Bayesian analysis is a filter that calculates the probability of a message being spam based on the history of its contents. Unlike simple content-based filters, Bayesian spam filtering learns from
spam and from good mail, resulting in a very robust, adapting and efficient anti-spam approach that, best of all, returns hardly
any false positives.
Bayesian analysis is an adaptive filter - meaning it learns and makes itself better as it encounters more emails. When you first
install Xeams, the Bayesian filter runs in learning mode. This is because it does not have enough data to decide if an email is
junk or good. In learning mode this filter relies on other filters to assign a score to the message and updates its database.

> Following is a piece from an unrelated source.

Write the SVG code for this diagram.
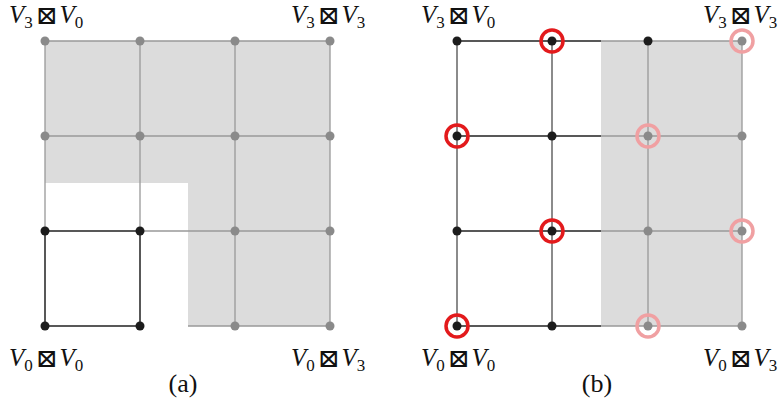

The Bayesian filter manages two databases:
History of spam word count
History of good word count
These databases are stored in the config folder in Xeams and the file names are SpamWords_001.dat and HamWords_001.dat
respectively. These are plain text files with two columns: Word count and the actual word.
To avoid extensive memory usage, the Bayesian filter stops learning once it reaches a certain word
count, called as Graduation. After reaching graduation point, the filter only learns when a user specifically marks a message good
Bayesian scoring works in both direction - meaning if the filter determines an email to be junk, a
positive score is assigned. A negative score is assigned if it is considered good.
Improving Bayesian Filter
When a message gets incorrectly tagged as good or junk, you should mark it appropriately in
the message repository. Marking a message updates the Bayesian database.
We recommend that you run the message through the Spam Simulator to verify if Bayesian analysis
will benefit from learning. There is no point is making the Bayesian filter learn from a message if it already is determining
the email's category correctly.